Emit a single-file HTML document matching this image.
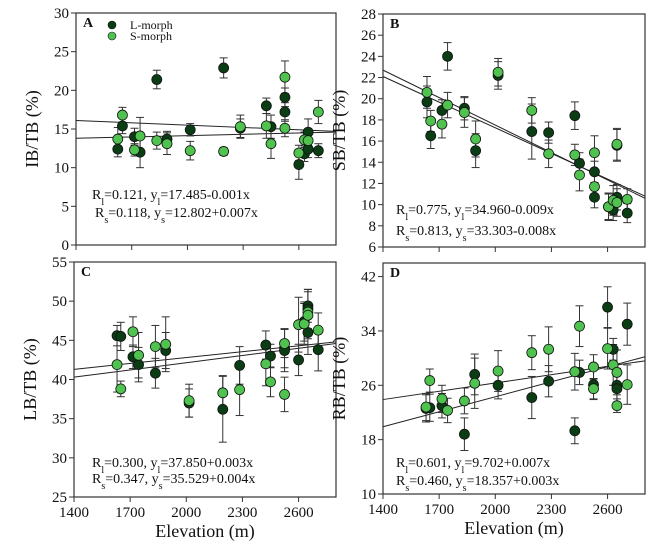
<!DOCTYPE html>
<html><head><meta charset="utf-8"><style>
body{margin:0;background:#fff}
svg{display:block;font-family:"Liberation Serif",serif}
</style></head><body>
<svg id="chart" width="670" height="547" viewBox="0 0 670 547"></svg>
<script>
// shared
const xTicks=[1400,1700,2000,2300,2600];
// Panel A
const aLx=[1625,1650,1715,1745,1835,1890,2015,2195,2285,2425,2450,2525,2525,2600,2630,2650,2650,2705];
const aLy=[12.4,15.4,14.0,12.0,21.4,13.7,14.9,22.9,15.1,18.0,15.3,19.1,17.2,10.4,11.8,12.4,14.6,12.2];
const aLe=[1.0,1.0,1.1,2.0,1.2,1.0,0.8,1.3,1.2,1.0,1.5,1.2,1.2,1.9,1.0,1.1,1.7,0.9];
const aSx=[1625,1650,1715,1745,1835,1890,2015,2195,2285,2425,2450,2525,2525,2600,2630,2650,2705];
const aSy=[13.7,16.8,12.3,14.1,13.5,13.1,12.2,12.1,15.3,15.4,13.1,21.7,15.1,11.9,13.6,13.5,17.2];
const aSe=[1.5,1.0,0.8,2.4,1.1,1.4,1.2,0.5,1.5,1.6,1.9,2.1,1.1,1.0,1.0,1.2,1.5];
const aLine=[[16.1,14.7],[13.8,14.6]];
const aYTicks=[0,5,10,15,20,25,30];
// Panel B
const bLx=[1635,1655,1715,1745,1835,1895,2015,2195,2285,2425,2450,2530,2530,2605,2630,2650,2650,2705];
const bLy=[19.7,16.5,18.9,24.0,19.1,15.1,22.2,16.9,16.8,18.4,13.9,13.1,10.7,9.8,9.5,10.7,15.6,9.2];
const bLe=[1.5,1.2,1.0,1.3,1.1,1.6,1.3,2.6,1.0,1.3,1.0,1.0,1.0,1.2,1.0,1.2,1.5,0.9];
const bSx=[1635,1655,1715,1745,1835,1895,2015,2195,2285,2425,2450,2530,2530,2605,2630,2650,2650,2705];
const bSy=[20.6,17.9,17.6,19.4,18.7,16.2,22.5,18.9,14.8,14.7,12.8,14.9,11.7,9.8,10.4,10.2,15.7,10.5];
const bSe=[1.5,1.0,1.3,1.2,1.4,1.7,1.3,1.2,1.3,1.0,1.5,1.6,1.2,1.3,1.4,1.3,1.5,1.0];
const bLine=[[22.7,10.6],[22.1,10.8]];
const bYTicks=[6,8,10,12,14,16,18,20,22,24,26,28];
// Panel C
const cLx=[1630,1650,1715,1745,1835,1890,2015,2195,2285,2425,2450,2525,2525,2600,2630,2650,2650,2650,2705];
const cLy=[45.6,45.5,42.9,41.9,40.8,43.7,37.0,36.2,41.8,44.4,43.0,44.0,43.7,42.5,47.4,49.4,49.0,46.0,43.8];
const cLe=[1.3,1.8,1.5,2.2,1.9,2.3,1.8,4.2,2.4,1.8,1.5,2.5,2.7,2.0,2.5,2.1,2.5,2.8,2.7];
const cSx=[1630,1650,1715,1745,1835,1890,2015,2195,2285,2425,2450,2525,2525,2600,2630,2650,2650,2705];
const cSy=[41.9,38.8,46.1,43.1,44.2,44.5,37.3,38.3,38.7,42.0,39.7,44.6,38.1,47.0,47.1,48.6,48.2,46.3];
const cSe=[3.5,1.0,1.9,2.9,2.7,3.5,2.1,2.2,3.3,2.8,1.9,1.8,2.2,3.5,2.6,2.9,3.0,2.2];
const cLine=[[41.3,44.8],[40.3,44.6]];
const cYTicks=[25,30,35,40,45,50,55];
// Panel D
const dLx=[1630,1650,1715,1835,1890,2015,2195,2285,2425,2450,2525,2600,2630,2650,2650,2705];
const dLy=[22.6,22.7,23.0,18.8,27.6,26.0,24.2,26.6,19.3,27.9,26.1,37.5,31.3,26.0,25.5,35.0];
const dLe=[2.0,2.0,1.8,2.4,3.0,2.0,3.1,2.3,1.9,1.8,2.2,3.0,1.6,2.5,2.0,3.1];
const dSx=[1630,1650,1715,1745,1835,1890,2015,2195,2285,2425,2450,2525,2525,2600,2630,2650,2650,2705];
const dSy=[22.8,26.7,24.0,22.3,23.7,26.3,28.1,30.8,31.3,28.0,34.7,28.7,25.5,31.4,29.0,27.9,23.0,26.1];
const dSe=[2.0,1.7,2.0,1.8,1.9,3.7,3.0,2.5,3.3,2.7,3.0,1.8,1.5,3.0,3.0,3.3,1.0,2.9];
const dLine=[[23.9,29.6],[19.9,30.2]];
const dYTicks=[10,18,26,34,42];

const svg=document.getElementById('chart');
const NS='http://www.w3.org/2000/svg';
function mk(tag,attrs,parent){const e=document.createElementNS(NS,tag);for(const k in attrs)e.setAttribute(k,attrs[k]);(parent||svg).appendChild(e);return e;}
const DARK='#0b3d14',LIGHT='#4fc24f';

function panel(id,box,ymin,ymax,yticks,L,S,lines,ytitle,letter,ann,annPos,xlabel,legend){
  const g=mk('g',{});
  
  
  const xs=v=>box.x0+(v-1400)/(2800-1400)*(box.x1-box.x0);
  const ys=v=>box.y1-(v-ymin)/(ymax-ymin)*(box.y1-box.y0);
  const frame=mk('rect',{x:box.x0,y:box.y0,width:box.x1-box.x0,height:box.y1-box.y0,fill:'none',stroke:'#333','stroke-width':1.2},g);
  
  
  yticks.forEach(t=>{
    mk('line',{x1:box.x0-5,x2:box.x0,y1:ys(t),y2:ys(t),stroke:'#333'},g);
    const tx=mk('text',{x:box.x0-7,y:ys(t)+5,'text-anchor':'end','font-size':15,fill:'#111'},g);
    tx.textContent=t;
    
    
  });
  xTicks.forEach(t=>{
    mk('line',{x1:xs(t),x2:xs(t),y1:box.y1,y2:box.y1+5,stroke:'#333'},g);
    if(xlabel){
      const tx=mk('text',{x:xs(t),y:box.y1+20,'text-anchor':'middle','font-size':15,fill:'#111'},g);
      tx.textContent=t;
      
      
    }
  });
  lines.forEach((ln,i)=>{
    const l=mk('line',{x1:xs(1400),y1:ys(ln[0]),x2:xs(2800),y2:ys(ln[1]),stroke:'#222','stroke-width':1},g);
    
    
  });
  [[L,DARK,'l-morph'],[S,LIGHT,'s-morph']].forEach(([s,col,nm])=>{
    s[0].forEach((x,i)=>{
      const cx=xs(x),cy=ys(s[1][i]),e=s[2][i];
      mk('line',{x1:cx,x2:cx,y1:ys(s[1][i]+e),y2:ys(s[1][i]-e),stroke:'#333'},g);
      mk('line',{x1:cx-4,x2:cx+4,y1:ys(s[1][i]+e),y2:ys(s[1][i]+e),stroke:'#333'},g);
      mk('line',{x1:cx-4,x2:cx+4,y1:ys(s[1][i]-e),y2:ys(s[1][i]-e),stroke:'#333'},g);
    });
  });
  [[L,DARK,'l-morph'],[S,LIGHT,'s-morph']].forEach(([s,col,nm])=>{
    s[0].forEach((x,i)=>{
      const c=mk('circle',{cx:xs(x),cy:ys(s[1][i]),r:5,fill:col,stroke:'#111','stroke-width':0.8},g);
      
      
    });
  });
  const lt=mk('text',{x:box.x0+7,y:box.y0+14,'font-size':14,'font-weight':'bold',fill:'#111'},g);
  lt.textContent=letter;
  
  
  const cy=(box.y0+box.y1)/2;
  const yt=mk('text',{x:box.x0-38,y:cy,'text-anchor':'middle','font-size':18,fill:'#111',transform:`rotate(-90 ${box.x0-38} ${cy})`},g);
  yt.textContent=ytitle;
  
  
  ann.forEach((a,i)=>{
    const t=mk('text',{x:annPos[i][0],y:annPos[i][1],'font-size':14,fill:'#111'},g);
    t.innerHTML=a;
    
    
  });
  if(xlabel){
    const xt=mk('text',{x:(box.x0+box.x1)/2,y:box.y1+40,'text-anchor':'middle','font-size':18,fill:'#111'},g);
    xt.textContent='Elevation (m)';
    
    
  }
  if(legend){
    [[DARK,'L-morph',25],[LIGHT,'S-morph',36]].forEach(([c,t,y])=>{
      const lg=mk('g',{},g);
      
      
      mk('circle',{cx:112,cy:y,r:4,fill:c,stroke:'#111','stroke-width':0.6},lg);
      const tt=mk('text',{x:130,y:y+4,'font-size':12,fill:'#111'},lg);
      tt.textContent=t;
    });
  }
}
const sub=(a,b)=>`${a}<tspan baseline-shift="sub" font-size="10">${b}</tspan>`;
panel('a',{x0:76,x1:336,y0:13,y1:245},0,30,aYTicks,[aLx,aLy,aLe],[aSx,aSy,aSe],aLine,'IB/TB (%)','A',
 [sub('R','l')+'=0.121, '+sub('y','l')+'=17.485-0.001x',sub('R','s')+'=0.118, '+sub('y','s')+'=12.802+0.007x'],[[92,199],[95,217]],false,true);
panel('b',{x0:383,x1:645,y0:14,y1:247},6,28,bYTicks,[bLx,bLy,bLe],[bSx,bSy,bSe],bLine,'SB/TB (%)','B',
 [sub('R','l')+'=0.775, '+sub('y','l')+'=34.960-0.009x',sub('R','s')+'=0.813, '+sub('y','s')+'=33.303-0.008x'],[[396,214],[396,235]],false,false);
panel('c',{x0:74,x1:336,y0:262,y1:497},25,55,cYTicks,[cLx,cLy,cLe],[cSx,cSy,cSe],cLine,'LB/TB (%)','C',
 [sub('R','l')+'=0.300, '+sub('y','l')+'=37.850+0.003x',sub('R','s')+'=0.347, '+sub('y','s')+'=35.529+0.004x'],[[92,467],[92,483]],true,false);
panel('d',{x0:383,x1:645,y0:263,y1:494},10,44,dYTicks,[dLx,dLy,dLe],[dSx,dSy,dSe],dLine,'RB/TB (%)','D',
 [sub('R','l')+'=0.601, '+sub('y','l')+'=9.702+0.007x',sub('R','s')+'=0.460, '+sub('y','s')+'=18.357+0.003x'],[[396,467],[396,485]],true,false);
</script>
</body></html>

★ ★ ★ ★

- [Goal of the exercise] Show every line of the listing in which the string "document" can be found.

- [Expected answer]
Emit a single-file HTML document matching this image.
const svg=document.getElementById('chart');
function mk(tag,attrs,parent){const e=document.createElementNS(NS,tag);for(const k in attrs)e.setAttribute(k,attrs[k]);(parent||svg).appendChild(e);return e;}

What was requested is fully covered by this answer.